The first VIP's Restaurant was opened in 1968, in Tualatin, Oregon, next to an Interstate 5 freeway interchange. A second restaurant was opened the same year, in Salem, in a location not near a freeway. It was not as profitable as the Tualatin location, and consequently the company's owners decided that future restaurants should be placed along freeways. By 1969, the chain was expanding outside Oregon, with two VIP's under construction in Seattle, and by late 1971 it had grown to 15 restaurants. The company, founded by Keith Andler and Robert Smith, was named VIP's Restaurants, Inc. By 1982, the company was operating 53 VIP's coffee-shop-style restaurants and had also opened four Mexican restaurants that had other names, including La Casa Real and Tortilla Machine. Together, the 57 restaurants had gross sales of more than $41 million in 1981.
In 1982, the company sold 35 of its 53 VIP's Restaurants to Denny's Inc. for around $12 million. The offer from Denny's was "too good to pass up", VIPs' owners told The Oregonian newspaper, including a promise that all employees at the affected restaurants would keep their jobs and be absorbed by Denny's. The 1982 sale covered 19 locations in Washington and 16 in Oregon and Northern California.

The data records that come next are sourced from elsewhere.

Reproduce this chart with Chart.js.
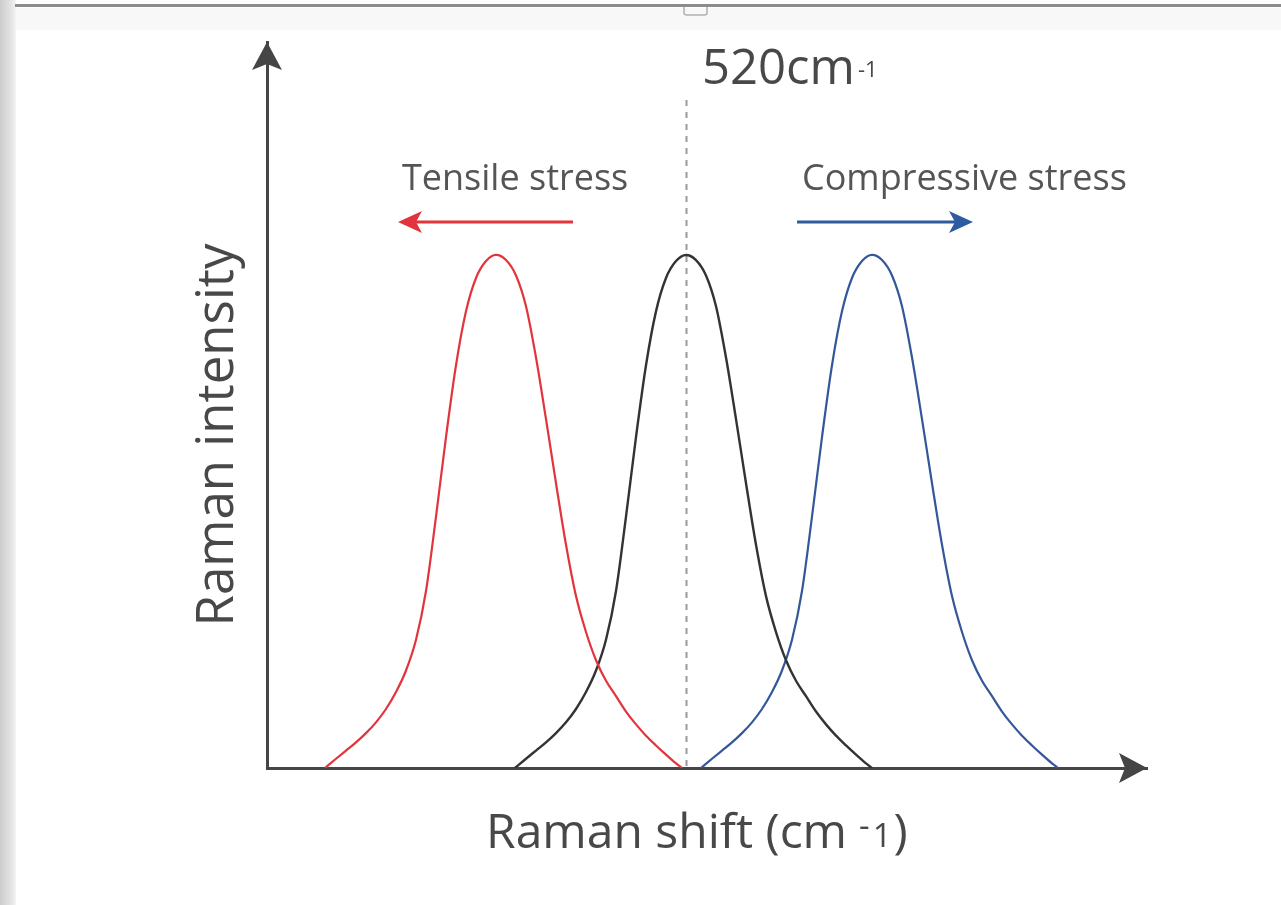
<!DOCTYPE html>
<html>
<head>
<meta charset="utf-8">
<script src="https://cdn.jsdelivr.net/npm/chart.js@4.4.1/dist/chart.umd.min.js"></script>
<style>
  html, body { margin: 0; padding: 0; background: #ffffff; }
  #wrap { position: relative; width: 1281px; height: 905px; }
</style>
</head>
<body>
<div id="wrap"><canvas id="c"></canvas></div>
<script>
// ---- Data ----
const redShift = [501.95, 502.5, 503.0, 503.5, 504.0, 504.5, 505.0, 505.5, 506.0, 506.5, 507.0, 507.5, 508.0, 508.5, 509.0, 509.5, 510.0, 510.5,
                  511.0, 511.5, 512.0, 512.5, 513.0, 513.5, 514.0, 514.5, 515.0, 515.5, 516.0, 516.5, 517.0, 517.5, 518.0, 518.5, 519.0, 519.5, 519.8];
const redIntensity = [0, 0.018, 0.034, 0.050, 0.068, 0.089, 0.115, 0.148, 0.19, 0.25, 0.345, 0.49, 0.645, 0.785, 0.89, 0.955, 0.988, 1,
                      0.99, 0.96, 0.90, 0.80, 0.68, 0.555, 0.435, 0.335, 0.265, 0.21, 0.17, 0.14, 0.11, 0.085, 0.063, 0.044, 0.026, 0.009, 0];
const blackShift = [511.45, 512.0, 512.5, 513.0, 513.5, 514.0, 514.5, 515.0, 515.5, 516.0, 516.5, 517.0, 517.5, 518.0, 518.5, 519.0, 519.5, 520.0,
                    520.5, 521.0, 521.5, 522.0, 522.5, 523.0, 523.5, 524.0, 524.5, 525.0, 525.5, 526.0, 526.5, 527.0, 527.5, 528.0, 528.5, 529.0, 529.3];
const blackIntensity = [0, 0.018, 0.034, 0.050, 0.068, 0.089, 0.115, 0.148, 0.19, 0.25, 0.345, 0.49, 0.645, 0.785, 0.89, 0.955, 0.988, 1,
                        0.99, 0.96, 0.90, 0.80, 0.68, 0.555, 0.435, 0.335, 0.265, 0.21, 0.17, 0.14, 0.11, 0.085, 0.063, 0.044, 0.026, 0.009, 0];
const blueShift = [520.75, 521.3, 521.8, 522.3, 522.8, 523.3, 523.8, 524.3, 524.8, 525.3, 525.8, 526.3, 526.8, 527.3, 527.8, 528.3, 528.8, 529.3,
                   529.8, 530.3, 530.8, 531.3, 531.8, 532.3, 532.8, 533.3, 533.8, 534.3, 534.8, 535.3, 535.8, 536.3, 536.8, 537.3, 537.8, 538.3, 538.6];
const blueIntensity = [0, 0.018, 0.034, 0.050, 0.068, 0.089, 0.115, 0.148, 0.19, 0.25, 0.345, 0.49, 0.645, 0.785, 0.89, 0.955, 0.988, 1,
                       0.99, 0.96, 0.90, 0.80, 0.68, 0.555, 0.435, 0.335, 0.265, 0.21, 0.17, 0.14, 0.11, 0.085, 0.063, 0.044, 0.026, 0.009, 0];

const referenceShift = 520;
const xRange = [499.05, 543.05];
const yRange = [0, 1.415];

const labels = {
  reference: '520cm',
  referenceSup: '-1',
  tensile: 'Tensile stress',
  compressive: 'Compressive stress',
  xTitle: 'Raman shift (cm',
  xTitleMinus: '-',
  xTitleOne: '1',
  xTitleEnd: ')',
  yTitle: 'Raman intensity'
};

function pts(xs, ys) { return xs.map((x, i) => ({ x: x, y: ys[i] })); }

const FONT = '"Open Sans", "Noto Sans", "DejaVu Sans", sans-serif';
const AXIS_COLOR = '#454545';
const TEXT_COLOR = '#484848';

const decor = {
  id: 'decor',
  beforeDraw(chart) {
    const ctx = chart.ctx;
    ctx.save();
    ctx.fillStyle = '#ffffff';
    ctx.fillRect(0, 0, chart.width, chart.height);
    const g = ctx.createLinearGradient(0, 0, 16, 0);
    g.addColorStop(0, '#cdcdcd');
    g.addColorStop(0.7, '#e4e4e4');
    g.addColorStop(1, '#f4f4f4');
    ctx.fillStyle = g;
    ctx.fillRect(0, 0, 16, chart.height);
    ctx.fillStyle = '#f8f8f8';
    ctx.fillRect(16, 8, chart.width - 16, 22);
    ctx.fillStyle = '#8c8c8c';
    ctx.fillRect(15, 4, chart.width - 15, 3);
    ctx.strokeStyle = '#b0b0b0';
    ctx.lineWidth = 1.5;
    ctx.beginPath();
    ctx.moveTo(684, 7); ctx.lineTo(684, 13); ctx.quadraticCurveTo(684, 15, 687, 15);
    ctx.lineTo(704, 15); ctx.quadraticCurveTo(707, 15, 707, 13); ctx.lineTo(707, 7);
    ctx.stroke();
    ctx.restore();
  },
  beforeDatasetsDraw(chart) {
    const ctx = chart.ctx;
    const xs = chart.scales.x, ys = chart.scales.y;
    const px = Math.round(xs.getPixelForValue(referenceShift)) + 0.5;
    ctx.save();
    ctx.strokeStyle = '#999999';
    ctx.lineWidth = 2;
    ctx.setLineDash([6, 6]);
    ctx.beginPath();
    ctx.moveTo(px, 100);
    ctx.lineTo(px, ys.getPixelForValue(0));
    ctx.stroke();
    ctx.restore();
  },
  afterDraw(chart) {
    const ctx = chart.ctx;
    const xs = chart.scales.x, ys = chart.scales.y;
    const x0 = xs.getPixelForValue(xRange[0]);
    const x1 = xs.getPixelForValue(xRange[1]);
    const y0 = ys.getPixelForValue(0);
    const yTop = ys.getPixelForValue(yRange[1]);
    ctx.save();
    ctx.fillStyle = AXIS_COLOR;
    ctx.beginPath();
    ctx.moveTo(x0, yTop);
    ctx.lineTo(x0 + 15, yTop + 28);
    ctx.lineTo(x0, yTop + 22);
    ctx.lineTo(x0 - 15, yTop + 28);
    ctx.closePath();
    ctx.fill();
    ctx.beginPath();
    ctx.moveTo(x1, y0);
    ctx.lineTo(x1 - 28, y0 - 15);
    ctx.lineTo(x1 - 22, y0);
    ctx.lineTo(x1 - 28, y0 + 15);
    ctx.closePath();
    ctx.fill();

    function arrow(xa, xb, y, color) {
      const dir = Math.sign(xb - xa);
      ctx.strokeStyle = color;
      ctx.fillStyle = color;
      ctx.lineWidth = 3;
      ctx.beginPath();
      ctx.moveTo(xa, y);
      ctx.lineTo(xb - dir * 14, y);
      ctx.stroke();
      ctx.beginPath();
      ctx.moveTo(xb, y);
      ctx.lineTo(xb - dir * 24, y - 11);
      ctx.lineTo(xb - dir * 18, y);
      ctx.lineTo(xb - dir * 24, y + 11);
      ctx.closePath();
      ctx.fill();
    }
    arrow(573, 398, 222, '#e2343c');
    arrow(797, 973, 222, '#2f5b9f');

    ctx.fillStyle = TEXT_COLOR;
    ctx.textBaseline = 'alphabetic';
    ctx.textAlign = 'left';
    ctx.font = '49px ' + FONT;
    ctx.fillText(labels.reference, 702, 84);
    const w520 = ctx.measureText(labels.reference).width;
    ctx.font = '22px ' + FONT;
    ctx.fillText(labels.referenceSup, 702 + w520 + 3, 77);

    ctx.fillStyle = '#555555';
    ctx.font = '36px ' + FONT;
    ctx.fillText(labels.tensile, 402, 190);
    ctx.fillText(labels.compressive, 802, 190);

    ctx.fillStyle = TEXT_COLOR;
    ctx.font = '48px ' + FONT;
    ctx.fillText(labels.xTitle, 486, 848);
    const wx = ctx.measureText(labels.xTitle).width;
    let cx = 486 + wx + 12;
    ctx.font = '33px ' + FONT;
    ctx.fillText(labels.xTitleMinus, cx, 837);
    cx += ctx.measureText(labels.xTitleMinus).width + 3;
    ctx.fillText(labels.xTitleOne, cx, 847);
    cx += ctx.measureText(labels.xTitleOne).width + 2;
    ctx.font = '48px ' + FONT;
    ctx.fillText(labels.xTitleEnd, cx, 848);

    ctx.translate(233, 435);
    ctx.rotate(-Math.PI / 2);
    ctx.textAlign = 'center';
    ctx.font = '51px ' + FONT;
    ctx.fillText(labels.yTitle, 0, 0);
    ctx.restore();
  }
};

new Chart(document.getElementById('c'), {
  type: 'line',
  data: {
    datasets: [
      { label: 'Tensile', data: pts(redShift, redIntensity), borderColor: '#e2343c', borderWidth: 2.2 },
      { label: 'Reference', data: pts(blackShift, blackIntensity), borderColor: '#333333', borderWidth: 2.4 },
      { label: 'Compressive', data: pts(blueShift, blueIntensity), borderColor: '#34579a', borderWidth: 2.2 }
    ]
  },
  options: {
    responsive: true,
    maintainAspectRatio: false,
    animation: false,
    devicePixelRatio: 1,
    layout: { padding: { left: 267, right: 134, top: 42, bottom: 137 } },
    elements: {
      point: { radius: 0 },
      line: { cubicInterpolationMode: 'monotone', fill: false }
    },
    plugins: { legend: { display: false }, tooltip: { enabled: false }, title: { display: false } },
    scales: {
      x: {
        type: 'linear', min: xRange[0], max: xRange[1],
        ticks: { display: false }, grid: { display: false, drawTicks: false },
        border: { display: true, color: AXIS_COLOR, width: 3 },
        afterFit(s) { s.height = 0; }
      },
      y: {
        type: 'linear', min: yRange[0], max: yRange[1],
        ticks: { display: false }, grid: { display: false, drawTicks: false },
        border: { display: true, color: AXIS_COLOR, width: 3 },
        afterFit(s) { s.width = 0; }
      }
    }
  },
  plugins: [decor]
});
</script>
</body>
</html>
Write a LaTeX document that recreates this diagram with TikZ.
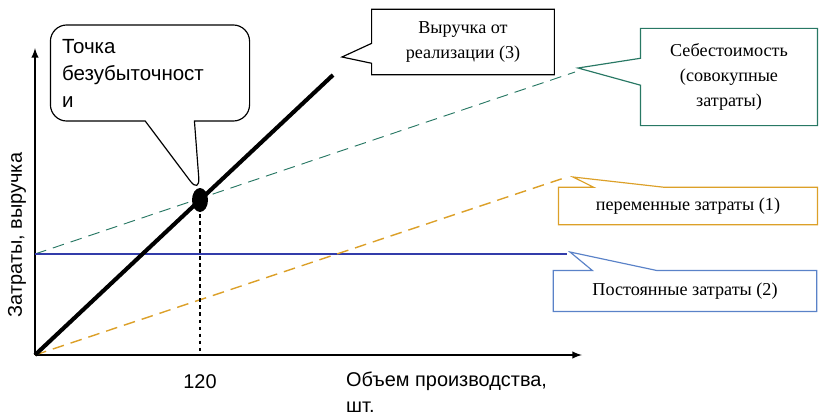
\documentclass[tikz,border=0pt]{standalone}
\usepackage{fontspec}
\setmainfont{Liberation Serif}
\newfontfamily\arialfont{Liberation Sans}
\usetikzlibrary{shapes.callouts}

\definecolor{costteal}{RGB}{40,120,100}
\definecolor{varorange}{RGB}{220,160,40}
\definecolor{fixblue}{RGB}{50,60,170}
\definecolor{boxblue}{RGB}{90,130,200}

\tikzset{
  px/.style={x=0.03cm, y=-0.03cm},
  callbox/.style={rectangle callout, draw, fill=white, align=center, inner sep=3pt,
    line width=1pt, font=\fontsize{15.5}{21}\selectfont},
  axislabel/.style={font=\arialfont\fontsize{17}{22}\selectfont}
}

\begin{document}
\begin{tikzpicture}[px]
        \useasboundingbox (0,0) rectangle (826,416);
        \coordinate (O) at (35,355);
        % axes
        \draw[line width=1.8pt, -latex] (O) -- (35,48);
        \draw[line width=1.8pt, -latex] (O) -- (582,355);
        % lines
        \draw[costteal, line width=0.8pt, dash pattern=on 10pt off 6pt] (35,254) -- (575,72);
        \draw[fixblue, line width=1.2pt] (35,254) -- (567,254);
        \draw[varorange, line width=1.2pt, dash pattern=on 10pt off 6pt] (O) -- (567,177);
        \draw[line width=3.5pt] (O) -- (333,75);
        \coordinate (bep) at (200,200);
        \fill (bep) ellipse (8 and 12);
        \draw[line width=1pt, dashed] (bep) -- (200,355);

        % labels
        \node[axislabel] (q120) at (200,382) {120};
        \node[axislabel, anchor=west, align=left] (xlab) at (342,392) {Объем производства,\\шт.};
        \node[axislabel, rotate=90] (ylab) at (17,235) {Затраты, выручка};

        % callouts
        \node[callbox, rounded corners=14pt, minimum width=170pt, minimum height=82pt,
          text width=150pt, align=left, font=\arialfont\fontsize{17.5}{23}\selectfont,
          callout absolute pointer={(200,194)}, callout pointer width=42pt] (bepbox) at (150,73)
          {Точка\\безубыточност\\и};
        \node[callbox, minimum width=156pt, minimum height=56pt,
          callout absolute pointer={(342,57)}, callout pointer width=17pt] (revbox) at (463,42)
          {Выручка от\\реализации (3)};
        \node[callbox, draw=costteal, minimum width=151pt, minimum height=83pt,
          callout absolute pointer={(578,68)}, callout pointer width=23pt] (costbox) at (729,77)
          {Себестоимость\\(совокупные\\затраты)};
        \node[callbox, draw=varorange, minimum width=221pt, minimum height=32pt,
          callout absolute pointer={(573,177)}, callout pointer width=60pt] (varbox) at (688,206)
          {переменные затраты (1)};
        \node[callbox, draw=boxblue, minimum width=225pt, minimum height=35pt,
          callout absolute pointer={(570,252)}, callout pointer width=55pt] (fixbox) at (685,291)
          {Постоянные затраты (2)};
\end{tikzpicture}
\end{document}
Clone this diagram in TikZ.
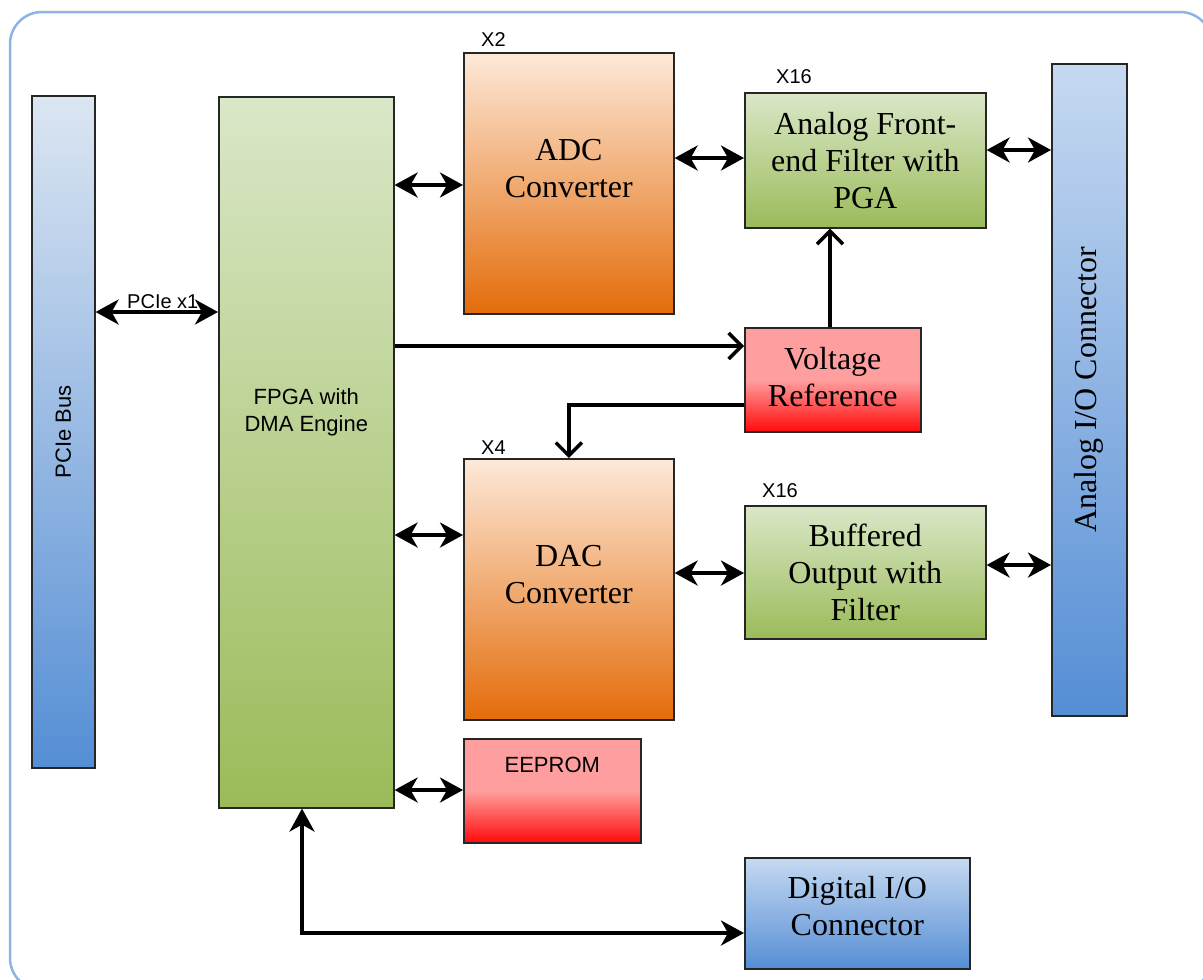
\documentclass[tikz,border=0pt]{standalone}
\usepackage{fontspec}
\setmainfont{Liberation Serif}
\setsansfont{Liberation Sans}
\usetikzlibrary{positioning,arrows.meta}

\definecolor{frameblue}{HTML}{8EB4E3}
\definecolor{bluetop}{HTML}{DCE6F2}
\definecolor{bluelite}{HTML}{C6D9F1}
\definecolor{bluebot}{HTML}{558ED5}
\definecolor{greentop}{HTML}{DAE7C8}
\definecolor{greenbot}{HTML}{9BBB59}
\definecolor{orangetop}{HTML}{FDE9D9}
\definecolor{orangebot}{HTML}{E46C0A}
\definecolor{redtop}{HTML}{FF9E9E}
\definecolor{redbot}{HTML}{FF0A0A}

\tikzset{
  box/.style={draw=black!85,line width=1.6pt,inner sep=0pt,anchor=north west},
  bus/.style={box,top color=bluetop,bottom color=bluebot},
  conn/.style={box,top color=bluelite,bottom color=bluebot},
  logic/.style={box,top color=greentop,bottom color=greenbot},
  conv/.style={box,top color=orangetop,bottom color=orangebot},
  ref/.style={box,top color=redtop,bottom color=redbot,middle color=redtop},
  serif/.style={align=center,inner sep=0pt,font=\fontsize{32}{37}\selectfont},
  sans/.style={align=center,inner sep=0pt,font=\sffamily\fontsize{22}{27}\selectfont},
  tag/.style={inner sep=0pt,font=\sffamily\fontsize{20}{24}\selectfont},
  dbl/.style={line width=3.5pt,
    {Stealth[length=23pt,width=25pt,inset=7pt]}-{Stealth[length=23pt,width=25pt,inset=7pt]}},
  chev/.style={line width=3.5pt,-{Straight Barb[length=13pt,width=26pt]}},
}

\begin{document}
\begin{tikzpicture}[x=1pt,y=-1pt]
  \path[use as bounding box,clip] (0,0) rectangle (1203,980);
  \draw[frameblue,line width=2.5pt,rounded corners=32pt] (10,12) rectangle (1212,990);

  % blocks
  \node[bus,minimum width=63,minimum height=672] (pcie) at (31,95) {};
  \node[sans,rotate=90] (pcietext) at (pcie.center) {PCIe Bus};
  \node[logic,minimum width=175,minimum height=711] (fpga) at (218,96) {};
  \node[sans] (fpgatext) at ([yshift=40pt]fpga.center) {FPGA with\\DMA Engine};

  \node[conv,minimum width=210,minimum height=261] (adc) at (463,52) {};
  \node[serif] (adctext) at ([yshift=15pt]adc.center) {ADC\\Converter};
  \node[tag,anchor=south west] (adcnum) at (481,47) {X2};

  \node[logic,minimum width=241,minimum height=135] (afe) at (744,92) {};
  \node[serif] (afetext) at (afe.center) {Analog Front-\\end Filter with\\PGA};
  \node[tag,anchor=south west] (afenum) at (776,84) {X16};

  \node[conn,minimum width=75,minimum height=652] (aio) at (1051,63) {};
  \node[serif,rotate=90] (aiotext) at (aio.center) {Analog I/O Connector};

  \node[ref,minimum width=176,minimum height=104] (vref) at (744,327) {};
  \node[serif] (vreftext) at ([yshift=3pt]vref.center) {Voltage\\Reference};

  \node[conv,minimum width=210,minimum height=261] (dac) at (463,458) {};
  \node[serif] (dactext) at ([yshift=15pt]dac.center) {DAC\\Converter};
  \node[tag,anchor=south west] (dacnum) at (481,455) {X4};

  \node[logic,minimum width=241,minimum height=133] (buf) at (744,505) {};
  \node[serif] (buftext) at (buf.center) {Buffered\\Output with\\Filter};
  \node[tag,anchor=south west] (bufnum) at (762,498) {X16};

  \node[ref,minimum width=177,minimum height=104] (eeprom) at (463,738) {};
  \node[sans] (eepromtext) at ([yshift=-27pt]eeprom.north) {EEPROM};

  \node[conn,minimum width=225,minimum height=111] (dio) at (744,857) {};
  \node[serif] (diotext) at ([yshift=7pt]dio.center) {Digital I/O\\Connector};

  % links
  \draw[dbl] (pcie.east |- 0,312) -- (fpga.west |- 0,312)
    node[tag,midway,above=2pt,xshift=6pt] (pcielink) {PCIe x1};
  \draw[dbl] (fpga.east |- 0,185) -- (adc.west |- 0,185);
  \draw[dbl] (adc.east |- 0,158) -- (afe.west |- 0,158);
  \draw[dbl] (afe.east |- 0,150) -- (aio.west |- 0,150);
  \draw[chev] (fpga.east |- 0,346) -- (vref.west |- 0,346);
  \draw[chev] (vref.north -| 830,0) -- (afe.south -| 830,0);
  \draw[chev] (vref.west |- 0,405) -| (dac.north);
  \draw[dbl] (fpga.east |- 0,535) -- (dac.west |- 0,535);
  \draw[dbl] (dac.east |- 0,573) -- (buf.west |- 0,573);
  \draw[dbl] (buf.east |- 0,565) -- (aio.west |- 0,565);
  \draw[dbl] (fpga.east |- 0,790) -- (eeprom.west |- 0,790);
  \draw[dbl] (fpga.south -| 302,0) |- (dio.west |- 0,933);
\end{tikzpicture}
\end{document}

In 1984, VIP's sold 16 restaurants to JB's Restaurants, of Salt Lake City. This sale, of eight locations in Oregon (including the original Tualatin location) and eight in Washington, left the company with just nine restaurants.
By 1989, the last VIP's Restaurants had been sold, and the company had branched out into the hotel business. Renamed VIP's Industries Inc., the company continued to own a few Tex-Mex restaurants, using the name La Casa Real and mostly located in the Portland–Vancouver metropolitan area but with ones also in Fife, Washington, and Salem. The entire six-restaurant La Casa Real chain was sold in December 1994 to Chevy's, which was expanding rapidly in the Portland metropolitan area at that time. Earlier, VIP's Industries had opened a chain of hotels, Phoenix Inn (later: Phoenix Inn Suites), which was targeted at business travelers and had six locations in the Portland metropolitan area, including one in Vancouver, Washington. Based in Wilsonville, Oregon, Phoenix Inn was a subsidiary of VIP's Industries. However, in 2006 VIP's sold the hotel chain, which had grown to 13 hotels in Oregon, Washington, and Arizona, to a joint venture whose owners planned to continue operating it under the Phoenix Inn Suites name.